SIGNED, SEALED, DELIVERED: A BOOK DEAL!
Wedding Day - Havana, Cuba 2003 |
I am thrilled to report that after roughly nine years of writing and editing a memoir, La Americana, I recently scored a book deal with Skyhorse Publishing, a New York-based house with nine imprints and a stellar roster of authors,
including best sellers and 2012 Nobel Prize winner for
literature, Mo Yan.
My story begins in 2000, as a newbie University
of Georgia journalism grad pressing to climb the editorial ranks of Talk Media,
the joint venture between Tina Brown and Harvey Weinstein that produced Talk magazine
and Talk Miramax Books. But when my
mother was hit with an advanced stage of cancer that same year and died seven months later, it sent me head-on into a tailspin. I left New York in March 2001, devastated and lost, only to land in Havana’s José Martí airport weeks later. I was there in escape and never expected to meet my now husband, Luis,
nor spend the better part of next three years on Castro’s isle as we waited for
a visa that would allow him to move to the U.S.

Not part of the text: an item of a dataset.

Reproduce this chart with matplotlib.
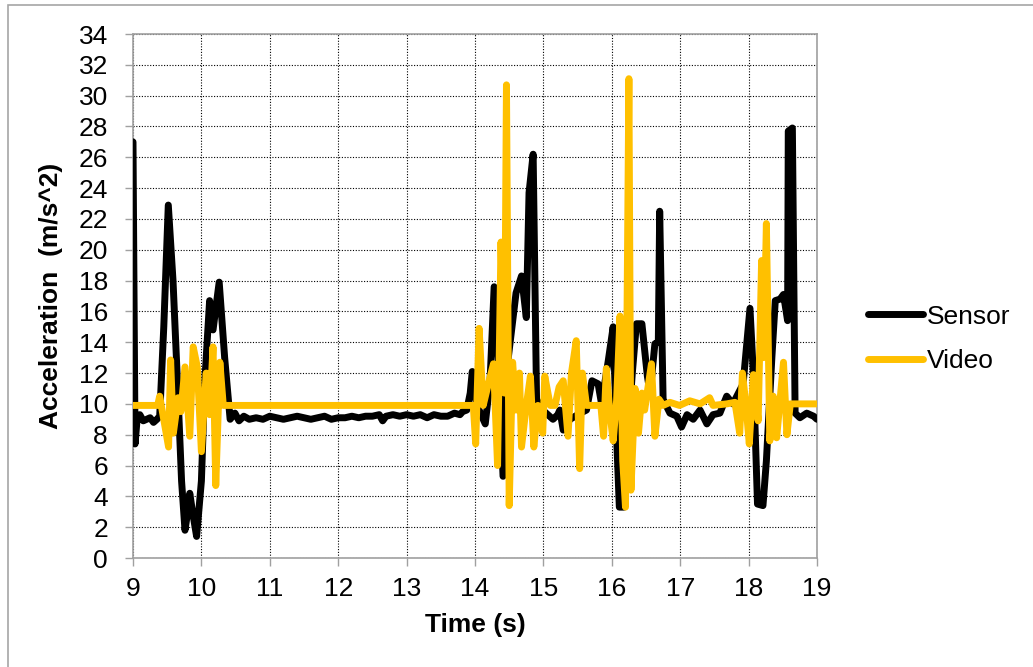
import matplotlib.pyplot as plt
from matplotlib.patches import Rectangle

plt.rcParams['font.family'] = ['Liberation Sans', 'DejaVu Sans']

# Sensor acceleration (time in s, value in m/s^2)
sensor_t = [9.00, 9.03, 9.06, 9.10, 9.15, 9.20, 9.25, 9.30, 9.35, 9.39, 9.45, 9.516,
            9.585, 9.66, 9.71, 9.76, 9.80, 9.83, 9.87, 9.93, 10.00, 10.05, 10.12, 10.17,
            10.26, 10.30, 10.34, 10.42, 10.49, 10.55, 10.62, 10.70, 10.80, 10.90, 11.00,
            11.10, 11.20, 11.30, 11.40, 11.50, 11.60, 11.70, 11.80, 11.90, 12.00, 12.10,
            12.20, 12.30, 12.40, 12.50, 12.60, 12.65, 12.70, 12.80, 12.90, 13.00, 13.10,
            13.20, 13.30, 13.40, 13.50, 13.60, 13.70, 13.78, 13.82, 13.88, 13.93, 13.96,
            14.02, 14.15, 14.22, 14.28, 14.34, 14.41, 14.46, 14.54, 14.60, 14.68, 14.75,
            14.79, 14.85, 14.90, 14.99, 15.14, 15.21, 15.24, 15.29, 15.39, 15.54, 15.63,
            15.71, 15.80, 15.85, 15.95, 16.02, 16.07, 16.11, 16.18, 16.22, 16.30, 16.36,
            16.44, 16.52, 16.56, 16.63, 16.68, 16.70, 16.75, 16.85, 16.95, 17.02, 17.10,
            17.19, 17.29, 17.39, 17.48, 17.58, 17.68, 17.77, 17.92, 18.02, 18.07, 18.13,
            18.21, 18.26, 18.34, 18.39, 18.46, 18.51, 18.57, 18.58, 18.64, 18.68, 18.75,
            18.85, 18.95, 19.00]
sensor_a = [27.0, 7.4, 9.0, 9.3, 8.9, 9.0, 9.1, 8.8, 9.0, 9.2, 15.0, 22.9,
            18.0, 10.4, 5.0, 1.8, 3.0, 4.2, 3.0, 1.4, 5.0, 11.5, 16.7, 14.8,
            17.9, 15.4, 13.0, 9.0, 9.4, 8.9, 9.2, 9.0, 9.1, 9.0, 9.2,
            9.1, 9.0, 9.1, 9.2, 9.1, 9.0, 9.1, 9.2, 9.0, 9.1, 9.1,
            9.2, 9.1, 9.2, 9.2, 9.3, 8.9, 9.2, 9.3, 9.2, 9.3, 9.2,
            9.3, 9.1, 9.3, 9.2, 9.2, 9.4, 9.3, 9.5, 9.6, 10.7, 12.1,
            10.0, 8.7, 11.5, 17.6, 12.9, 5.3, 12.0, 15.0, 17.2, 18.3, 15.6,
            23.7, 26.2, 10.3, 9.6, 9.0, 9.3, 9.6, 8.3, 9.0, 9.4, 9.6,
            11.5, 11.3, 10.0, 12.85, 15.0, 7.9, 3.3, 3.3, 7.0, 12.0, 15.2,
            15.2, 11.8, 10.7, 13.9, 14.0, 22.5, 10.3, 9.4, 9.2, 8.5, 9.3,
            9.0, 9.6, 8.7, 9.3, 9.4, 10.5, 10.0, 11.3, 16.2, 11.9, 3.5,
            3.4, 6.3, 13.0, 16.7, 16.8, 17.1, 15.4, 27.7, 27.9, 9.4, 9.1,
            9.4, 9.2, 9.0]

# Video-derived acceleration
video_t = [9.00, 9.36, 9.39, 9.52, 9.55, 9.59, 9.66, 9.70, 9.76, 9.83, 9.88, 9.94,
           10.00, 10.07, 10.12, 10.17, 10.21, 10.27, 10.32, 10.37, 13.975, 14.01, 14.06,
           14.12, 14.19, 14.27, 14.33, 14.38, 14.43, 14.46, 14.50, 14.55, 14.60, 14.65,
           14.68, 14.75, 14.81, 14.86, 14.92, 14.99, 15.02, 15.10, 15.17, 15.23, 15.29,
           15.36, 15.41, 15.48, 15.53, 15.57, 15.63, 15.84, 15.88, 15.92, 15.97, 16.02,
           16.07, 16.12, 16.16, 16.20, 16.25, 16.28, 16.34, 16.39, 16.44, 16.48, 16.58,
           16.63, 16.69, 16.75, 16.85, 16.99, 17.14, 17.29, 17.43, 17.48, 17.68, 17.80,
           17.87, 17.91, 17.96, 18.01, 18.07, 18.14, 18.19, 18.22, 18.26, 18.31, 18.36,
           18.41, 18.51, 18.56, 18.61, 19.00]
video_a = [9.9, 9.9, 10.5, 7.2, 12.85, 8.1, 10.4, 9.5, 12.4, 7.9, 13.7, 12.4,
           6.9, 12.0, 9.3, 13.7, 4.7, 12.7, 9.9, 9.9, 9.9, 7.4, 14.9,
           9.9, 11.2, 12.6, 6.0, 20.5, 10.7, 30.7, 3.4, 12.7, 9.6, 12.0,
           7.2, 9.9, 11.8, 7.2, 9.9, 8.1, 11.8, 9.9, 9.9, 11.1, 11.5,
           7.9, 12.0, 14.1, 5.8, 12.0, 9.9, 9.9, 7.9, 12.3, 9.5, 7.6,
           10.2, 15.7, 6.3, 3.3, 31.1, 4.4, 11.0, 8.1, 10.7, 9.6, 12.6,
           7.9, 10.3, 9.9, 10.1, 9.9, 10.2, 10.0, 10.4, 9.9, 10.0, 10.1,
           8.1, 12.0, 10.0, 7.4, 11.9, 8.9, 19.3, 13.0, 21.7, 7.6, 10.5,
           7.8, 12.7, 8.0, 10.0, 10.0]

x_ticks = list(range(9, 20))
y_ticks = list(range(0, 35, 2))

fig = plt.figure(figsize=(10.33, 6.67), dpi=100)
ax = fig.add_axes([133 / 1033, 109 / 667, 684 / 1033, 524 / 667])

ax.plot(sensor_t, sensor_a, color='black', lw=5, solid_joinstyle='round',
        solid_capstyle='round', label='Sensor', zorder=3)
ax.plot(video_t, video_a, color='#FFC000', lw=5, solid_joinstyle='round',
        solid_capstyle='round', label='Video', zorder=4)

ax.set_xlim(9, 19)
ax.set_ylim(0, 34)
ax.set_xticks(x_ticks)
ax.set_yticks(y_ticks)
ax.grid(True, color='black', linestyle=(0, (1, 1.5)), linewidth=0.8, zorder=0)
ax.set_axisbelow(True)

for s in ax.spines.values():
    s.set_color('#A0A0A0')
    s.set_linewidth(1.2)
ax.tick_params(axis='both', color='#A0A0A0', length=6, width=1, labelsize=19)
ax.tick_params(axis='y', pad=12)
ax.tick_params(axis='x', pad=8)

ax.set_xlabel('Time (s)', fontsize=19, fontweight='bold', labelpad=8)
ax.set_ylabel('Acceleration  (m/s^2)', fontsize=19, fontweight='bold', labelpad=11)

ax.legend(loc='center left', bbox_to_anchor=(0.817, 0.492), bbox_transform=fig.transFigure,
          frameon=False, fontsize=19, handlelength=2.1, handletextpad=0.15, labelspacing=0.78)

fig.patches.append(Rectangle((8 / 1033, -0.1), 1.2, 1.1 - 5 / 667, transform=fig.transFigure,
                             fill=False, edgecolor='#A6A6A6', linewidth=1.2))

fig.savefig('out.png', dpi=100)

The warmth of Cuban locals, the exotic locale and exposure to intimate cultural experiences like the raw and riveting power of Afro-Cuban ceremonies, were offset by my introduction to police harassment, the Cuban hustle to survive, mounting travel costs and growing bitter sentiment between President Bush and Castro. It was a very crazy,
exciting and occasionally terrifying time.
Slated for a Spring 2016 release, La Americana: A Memoir/Love Story in Cuba (or something like that,
as the subtitle is still yet TBD) intrigued my new editor, Julie, for its cross
sections of travel, culture, politics, love and loss. When I got the offer via email, sitting
poolside during one of my daughter’s swimming lessons, it felt like a quick sting,
a slap to the face, and then my eyes welled.
It was a very emotional thing for me, having such a huge
dream realized, especially during one of life’s everyday moments, but in the following
week my nerves played somewhere between excitement and disbelief, so much so
that I literally couldn’t eat for days. I
had been, after all, plucked out of obscurity with no “platform” to ride
on. I don’t have thousands of followers
on Facebook and I just opened a Twitter account a couple of
months ago.
While Cuba is a hot topic and I did the hard work, pushing
that book out in the madness of babies, marriage, work and life, I also have to
do a shout out to Savannah’s creative set.
Specifically, Polly Powers Stramm, who edited my manuscript with a
sharp, compassionate knife, and Janice Shay, who guided me over the
course of a year and made the deal happen a couple of weeks ago.